Czas towarzyszy nam od zarania dziejów. Nie odstępuje ani na krok. Mamy czas (albo najczęściej go nie mamy ), spędzamy go, wykorzystujemy albo trwonimy , a nawet zabijamy . Czas dla jednych spokojny , dla innych gorący , tym pierwszym płynie , drugim za to ucieka . Gdy czas nagli , staramy się zyskać na czasie , aby zdążyć na czas . Kiedy czas jest najwyższy , mawiamy komu w drogę, temu czas i wyruszamy. Miłość sprawia, że szczęśliwi czasu nie liczą , a złamane serca leczy czas . Mądrość ludowa mówi, że kto czas traci, traci też to, co czas daje . Znaczy to mniej więcej tyle, że kto potrafi umiejętnie nim gospodarować – zyskuje.
Jak nauczyć nasze dzieci gospodarowania czasem, aby ich przygoda z muzyką nie była czasem straconym , nawet jeśli nigdy nie zostaną muzykami?
UPŁYW CZASU
O tym, że czas w klasycznym ujęciu jest wielkością skalarną, określającą kolejność zdarzeń oraz odstępy między nimi, przeczytamy w każdej encyklopedii. Dla przeciętnego Kowalskiego czas to sekundy, które, zwielokrotnione, tworzą minuty, kwadranse i godziny. Upływ czasu obserwujemy dzień za dniem, odliczając tygodnie, miesiące i kwartały roku. Starsi wspominają lata i dekady swojego życia, a badacze – wieki i tysiąclecia historii.
Aby ćwiczyć mądrze, potrzebna jest cykliczna powtarzalność czynności. Trzeba więc nie raz na jakiś czas (przed egzaminem, występem) grać więcej, lecz w systematycznych odstępach uczyć się nowego oraz nie pozwolić na zapominanie rzeczy, które się już potrafi.
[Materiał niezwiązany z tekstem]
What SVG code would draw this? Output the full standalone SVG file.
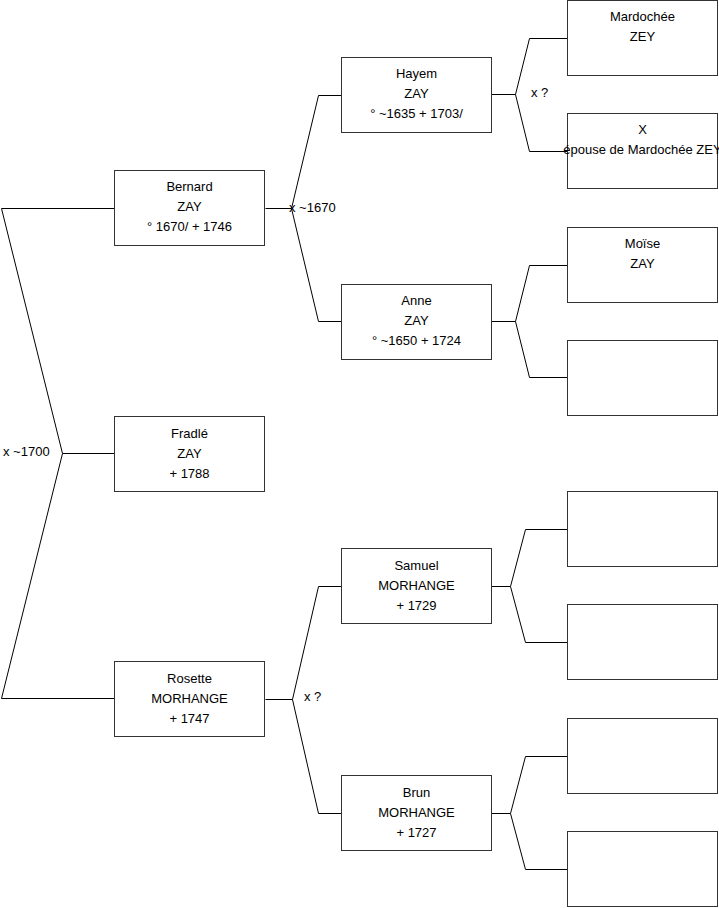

W muzyce upływ czasu odczuwany jest za pomocą pulsu , uporządkowanego w metrum utworu oraz jego tempo . Kiedy tłumaczę dzieciom, czym jest puls w muzyce, przyrównuję go do biegnących sekund albo bicia serca. Metrum określa, które z tych uderzeń są mocniejsze i ważniejsze dla melodii. Są to punkty oparcia, porządkujące materiał nutowy. Prędkość uderzeń pulsu wyznaczana jest na różne sposoby przez tempo utworu.
TEMPO I PULS
W najdawniejszych czasach tempo mierzono za pomocą czynności wykonywanych przez człowieka lub jego organizm. Były więc: szybkość uderzeń motyką przy pracy albo prędkość kroków lub pulsu krwi. Później tempo wyznaczano za pomocą urządzeń mechanicznych. Najczęściej funkcję tę spełniały wahadła zegarów. W muzyce określenia tempa utworów pojawiły się w XVII wieku, początkowo w postaci włoskich nazw. Wraz z rozwojem narodowych szkół kompozytorskich w nutach zaczęły pojawiać się też określenia francuskie i niemieckie. Niekiedy kompozytorzy zaznaczali, ile utwór powinien trwać (jednym z najsłynniejszych przykładów jest Walc Des-dur Chopina, zwany minutowym , gdyż – według autora – nie powinien trwać dłużej niż jedną minutę). Pod koniec XVIII wieku wprowadzono szereg nazw określających sposoby wykonania. Wymuszały one tempo gry albo były bardzo sugestywną wskazówką dotyczącą realizacji (np. w tempie poloneza ).
Przełomowym wynalazkiem w muzyce było skonstruowanie metronomu , swego rodzaju „tempomatu” melodii. Opatentowane w 1816 roku przez Johannesa Nepomuka Mälza urządzenie wystukiwało puls za pomocą wahadła, napędzanego mechanizmem zegarowym. To bezwzględne wytyczenie prędkości za pomocą uderzeń na minutę (beats per minute ) zrewolucjonizowało zarówno komponowanie, jak i wykonawstwo. Twórcy mogli odtąd wytyczać konkretne tempo wykonania ich dzieła, a instrumentaliści mieli mechanicznego „trenera”, pomocnego w przygotowaniu utworu. Chwilowe zmiany tempa zapisywano całą gamą określeń zwalniających (rallentando, ritenuto, allargando, meno mosso ) lub przyspieszających (accelerando, più mosso, stretto ), a powrót do tempa – określeniem a tempo (w tempie poprzednim) lub tempo primo (jak na początku).